◆ Exercise description
Among the entries below, which lines run from the line with "Give me the matplotlib source for this chart." through the line with "import matplotlib.pyplot as plt"? Retype those, both ends included, exactly and without pictures.

-- START Record list --

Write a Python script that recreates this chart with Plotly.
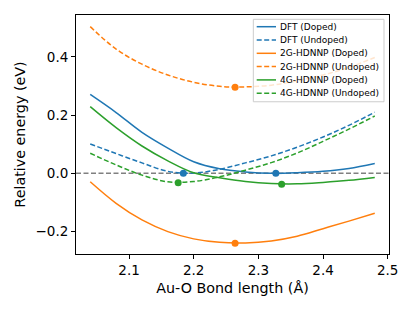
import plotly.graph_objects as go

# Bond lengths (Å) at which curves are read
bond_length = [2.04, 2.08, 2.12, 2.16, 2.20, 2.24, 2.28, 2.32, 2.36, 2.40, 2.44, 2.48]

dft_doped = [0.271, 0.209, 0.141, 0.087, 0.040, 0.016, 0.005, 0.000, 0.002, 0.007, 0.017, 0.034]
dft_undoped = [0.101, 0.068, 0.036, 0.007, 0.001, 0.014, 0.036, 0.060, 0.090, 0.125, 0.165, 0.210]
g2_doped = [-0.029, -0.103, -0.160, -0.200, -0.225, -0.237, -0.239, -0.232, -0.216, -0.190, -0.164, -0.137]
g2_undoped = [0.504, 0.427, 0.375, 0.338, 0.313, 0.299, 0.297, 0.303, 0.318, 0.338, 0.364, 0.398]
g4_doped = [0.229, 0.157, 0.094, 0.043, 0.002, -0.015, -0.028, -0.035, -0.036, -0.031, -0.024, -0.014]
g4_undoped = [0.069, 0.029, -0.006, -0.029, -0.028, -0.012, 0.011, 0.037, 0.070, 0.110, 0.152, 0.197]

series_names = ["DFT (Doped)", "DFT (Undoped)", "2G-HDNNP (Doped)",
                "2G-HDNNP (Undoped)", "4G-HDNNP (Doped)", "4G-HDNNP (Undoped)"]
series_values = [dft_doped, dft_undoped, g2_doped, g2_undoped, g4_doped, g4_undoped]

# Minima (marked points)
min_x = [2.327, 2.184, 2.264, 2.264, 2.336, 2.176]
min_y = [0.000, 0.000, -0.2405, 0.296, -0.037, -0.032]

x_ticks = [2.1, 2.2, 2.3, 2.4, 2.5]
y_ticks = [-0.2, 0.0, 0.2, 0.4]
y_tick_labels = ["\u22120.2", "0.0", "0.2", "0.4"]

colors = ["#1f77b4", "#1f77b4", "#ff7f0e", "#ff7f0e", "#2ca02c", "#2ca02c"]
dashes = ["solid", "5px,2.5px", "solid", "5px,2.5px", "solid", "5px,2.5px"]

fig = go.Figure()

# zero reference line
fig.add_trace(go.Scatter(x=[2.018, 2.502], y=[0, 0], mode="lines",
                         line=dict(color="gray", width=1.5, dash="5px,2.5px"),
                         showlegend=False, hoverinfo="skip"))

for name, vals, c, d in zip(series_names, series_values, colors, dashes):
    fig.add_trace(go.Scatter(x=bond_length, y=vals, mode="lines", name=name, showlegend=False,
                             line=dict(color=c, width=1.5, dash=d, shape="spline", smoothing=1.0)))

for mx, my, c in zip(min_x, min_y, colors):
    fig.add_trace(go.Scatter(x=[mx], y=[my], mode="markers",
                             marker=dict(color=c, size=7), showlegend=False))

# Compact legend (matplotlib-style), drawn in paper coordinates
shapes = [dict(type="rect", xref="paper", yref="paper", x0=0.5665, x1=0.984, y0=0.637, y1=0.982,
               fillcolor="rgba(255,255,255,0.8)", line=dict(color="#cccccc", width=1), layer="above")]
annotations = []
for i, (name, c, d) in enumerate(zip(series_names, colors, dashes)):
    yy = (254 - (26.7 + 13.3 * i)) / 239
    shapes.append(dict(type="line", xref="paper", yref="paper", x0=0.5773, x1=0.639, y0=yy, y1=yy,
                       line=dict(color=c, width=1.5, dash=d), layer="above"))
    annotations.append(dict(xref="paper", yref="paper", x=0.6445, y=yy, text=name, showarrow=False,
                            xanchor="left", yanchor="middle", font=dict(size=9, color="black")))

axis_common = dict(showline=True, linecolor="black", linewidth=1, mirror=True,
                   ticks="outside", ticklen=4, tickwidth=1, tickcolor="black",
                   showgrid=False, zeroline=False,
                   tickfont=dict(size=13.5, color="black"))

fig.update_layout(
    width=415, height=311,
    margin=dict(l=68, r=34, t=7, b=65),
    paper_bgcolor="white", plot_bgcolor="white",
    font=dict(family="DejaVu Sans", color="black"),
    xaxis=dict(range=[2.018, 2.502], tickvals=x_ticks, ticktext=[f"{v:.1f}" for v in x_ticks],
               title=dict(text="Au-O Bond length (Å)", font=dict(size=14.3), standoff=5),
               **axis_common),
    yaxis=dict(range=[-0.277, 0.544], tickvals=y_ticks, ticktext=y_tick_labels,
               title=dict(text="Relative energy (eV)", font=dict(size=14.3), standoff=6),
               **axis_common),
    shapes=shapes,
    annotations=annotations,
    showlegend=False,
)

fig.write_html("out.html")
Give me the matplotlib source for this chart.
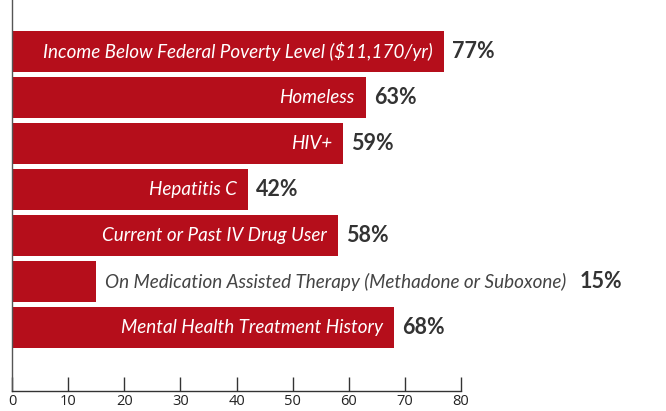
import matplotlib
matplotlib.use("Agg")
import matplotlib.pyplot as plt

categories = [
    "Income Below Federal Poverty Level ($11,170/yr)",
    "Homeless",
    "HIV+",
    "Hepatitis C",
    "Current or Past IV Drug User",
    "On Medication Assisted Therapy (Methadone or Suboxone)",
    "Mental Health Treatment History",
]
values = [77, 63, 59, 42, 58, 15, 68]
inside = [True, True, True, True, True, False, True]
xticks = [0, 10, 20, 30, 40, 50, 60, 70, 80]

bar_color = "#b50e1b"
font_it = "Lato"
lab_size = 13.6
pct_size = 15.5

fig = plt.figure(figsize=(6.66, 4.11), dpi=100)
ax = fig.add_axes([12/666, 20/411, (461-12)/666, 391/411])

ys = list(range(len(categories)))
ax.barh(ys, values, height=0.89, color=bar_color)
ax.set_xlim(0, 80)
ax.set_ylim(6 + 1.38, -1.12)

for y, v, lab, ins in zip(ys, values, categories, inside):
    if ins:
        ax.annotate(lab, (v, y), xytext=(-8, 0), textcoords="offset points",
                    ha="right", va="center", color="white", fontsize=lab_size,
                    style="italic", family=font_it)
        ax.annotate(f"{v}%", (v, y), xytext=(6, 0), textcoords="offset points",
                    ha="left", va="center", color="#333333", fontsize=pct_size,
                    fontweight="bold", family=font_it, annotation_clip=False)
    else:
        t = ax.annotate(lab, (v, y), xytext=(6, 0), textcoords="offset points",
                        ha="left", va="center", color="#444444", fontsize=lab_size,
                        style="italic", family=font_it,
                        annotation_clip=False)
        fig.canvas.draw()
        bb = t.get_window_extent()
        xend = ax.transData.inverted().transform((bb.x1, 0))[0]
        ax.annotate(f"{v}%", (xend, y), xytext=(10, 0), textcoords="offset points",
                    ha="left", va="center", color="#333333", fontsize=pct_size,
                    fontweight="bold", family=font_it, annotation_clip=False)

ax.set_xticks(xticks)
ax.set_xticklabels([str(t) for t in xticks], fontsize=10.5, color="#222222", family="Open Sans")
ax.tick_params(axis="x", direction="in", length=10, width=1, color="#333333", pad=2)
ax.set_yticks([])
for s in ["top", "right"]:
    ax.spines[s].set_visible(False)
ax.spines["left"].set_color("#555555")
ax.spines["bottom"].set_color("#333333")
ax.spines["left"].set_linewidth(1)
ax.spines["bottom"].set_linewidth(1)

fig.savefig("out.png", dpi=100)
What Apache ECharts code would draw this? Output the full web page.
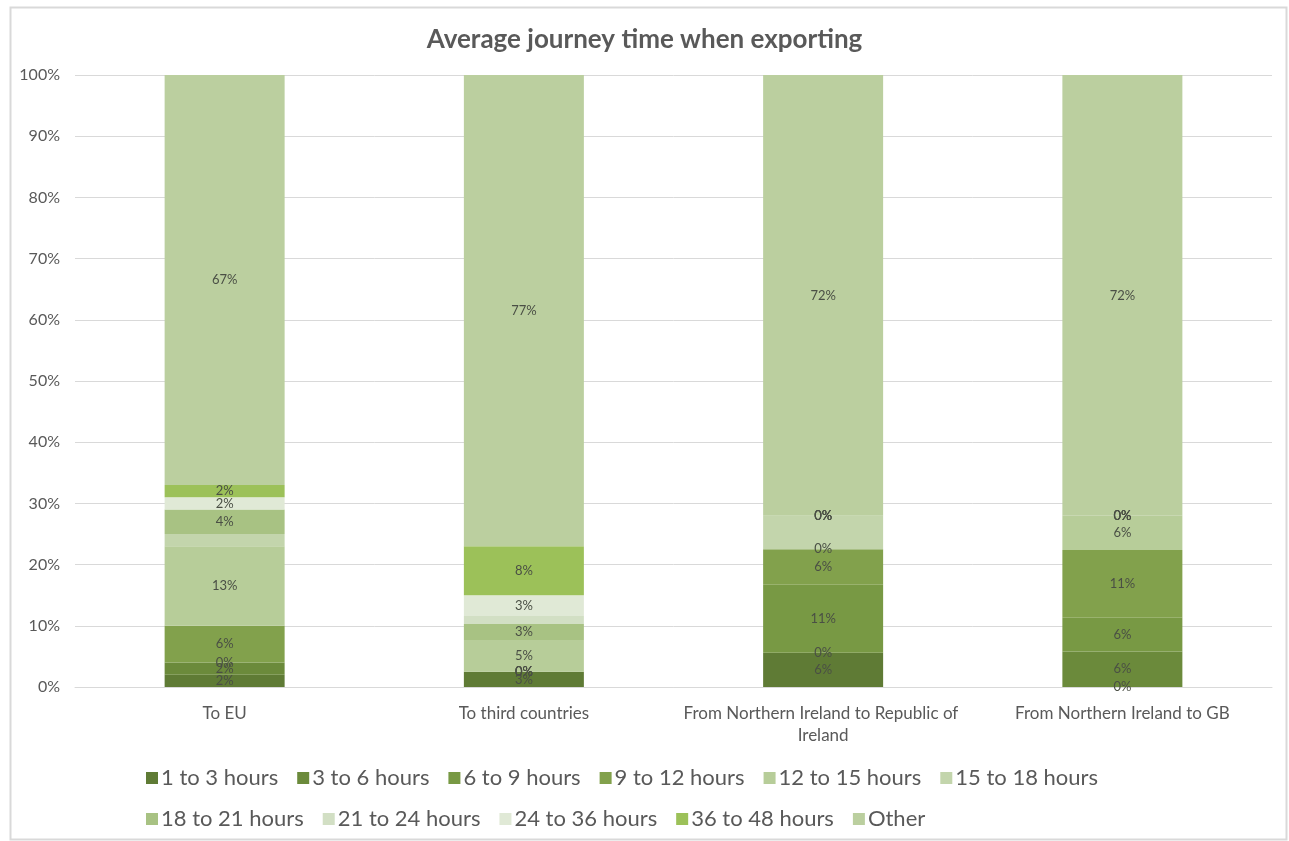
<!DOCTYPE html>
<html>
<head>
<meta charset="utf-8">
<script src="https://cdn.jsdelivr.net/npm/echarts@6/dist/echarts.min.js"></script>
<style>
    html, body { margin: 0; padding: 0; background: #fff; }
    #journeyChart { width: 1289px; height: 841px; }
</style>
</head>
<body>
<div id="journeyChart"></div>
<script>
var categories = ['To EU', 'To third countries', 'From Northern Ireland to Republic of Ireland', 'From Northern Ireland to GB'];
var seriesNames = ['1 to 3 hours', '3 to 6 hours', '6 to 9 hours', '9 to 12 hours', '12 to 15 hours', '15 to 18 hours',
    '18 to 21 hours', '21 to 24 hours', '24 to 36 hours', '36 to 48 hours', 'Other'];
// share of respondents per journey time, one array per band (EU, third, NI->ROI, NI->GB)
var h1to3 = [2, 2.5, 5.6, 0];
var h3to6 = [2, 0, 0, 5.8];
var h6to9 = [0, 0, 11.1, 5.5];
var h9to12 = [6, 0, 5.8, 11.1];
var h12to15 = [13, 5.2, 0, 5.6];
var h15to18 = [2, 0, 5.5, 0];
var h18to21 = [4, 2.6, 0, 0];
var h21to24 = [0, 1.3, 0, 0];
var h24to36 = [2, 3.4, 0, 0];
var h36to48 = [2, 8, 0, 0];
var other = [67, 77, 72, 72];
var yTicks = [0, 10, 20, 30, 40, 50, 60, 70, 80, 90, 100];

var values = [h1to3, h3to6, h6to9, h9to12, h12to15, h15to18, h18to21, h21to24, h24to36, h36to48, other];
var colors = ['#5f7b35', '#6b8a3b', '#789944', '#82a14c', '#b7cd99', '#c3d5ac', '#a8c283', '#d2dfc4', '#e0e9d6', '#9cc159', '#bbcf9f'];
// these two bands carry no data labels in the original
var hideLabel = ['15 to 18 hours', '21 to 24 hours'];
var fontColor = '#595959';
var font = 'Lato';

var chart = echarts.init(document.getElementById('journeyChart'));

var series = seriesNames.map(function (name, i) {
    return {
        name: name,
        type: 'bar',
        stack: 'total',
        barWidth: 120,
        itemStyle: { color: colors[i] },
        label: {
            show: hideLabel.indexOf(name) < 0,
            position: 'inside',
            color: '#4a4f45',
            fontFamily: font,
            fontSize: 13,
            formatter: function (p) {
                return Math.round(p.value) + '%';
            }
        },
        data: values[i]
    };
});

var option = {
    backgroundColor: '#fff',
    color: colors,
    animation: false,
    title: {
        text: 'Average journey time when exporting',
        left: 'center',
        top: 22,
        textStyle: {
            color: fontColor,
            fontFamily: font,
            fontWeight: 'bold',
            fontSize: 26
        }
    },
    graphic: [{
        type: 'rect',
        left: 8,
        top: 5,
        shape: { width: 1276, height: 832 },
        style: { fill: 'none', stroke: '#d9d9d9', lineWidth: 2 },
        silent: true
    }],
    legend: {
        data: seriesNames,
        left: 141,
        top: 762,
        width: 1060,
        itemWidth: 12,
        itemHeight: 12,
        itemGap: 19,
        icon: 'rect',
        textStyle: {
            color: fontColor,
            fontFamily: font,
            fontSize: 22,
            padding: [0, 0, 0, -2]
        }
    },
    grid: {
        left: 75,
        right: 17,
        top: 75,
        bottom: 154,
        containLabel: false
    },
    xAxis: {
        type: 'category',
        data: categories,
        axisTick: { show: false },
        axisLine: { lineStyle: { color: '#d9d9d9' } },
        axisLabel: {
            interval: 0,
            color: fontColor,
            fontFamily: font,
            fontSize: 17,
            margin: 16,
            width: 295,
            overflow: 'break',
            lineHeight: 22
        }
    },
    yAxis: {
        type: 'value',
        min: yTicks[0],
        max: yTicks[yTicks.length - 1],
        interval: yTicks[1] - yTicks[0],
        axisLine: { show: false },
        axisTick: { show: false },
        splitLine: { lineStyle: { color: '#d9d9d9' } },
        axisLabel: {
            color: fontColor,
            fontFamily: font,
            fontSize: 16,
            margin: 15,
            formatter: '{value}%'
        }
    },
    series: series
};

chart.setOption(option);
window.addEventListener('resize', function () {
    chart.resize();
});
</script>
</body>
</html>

-- END Record list --

◆ Answer to this exercise
Give me the matplotlib source for this chart.
import matplotlib
matplotlib.use("Agg")
import matplotlib.pyplot as plt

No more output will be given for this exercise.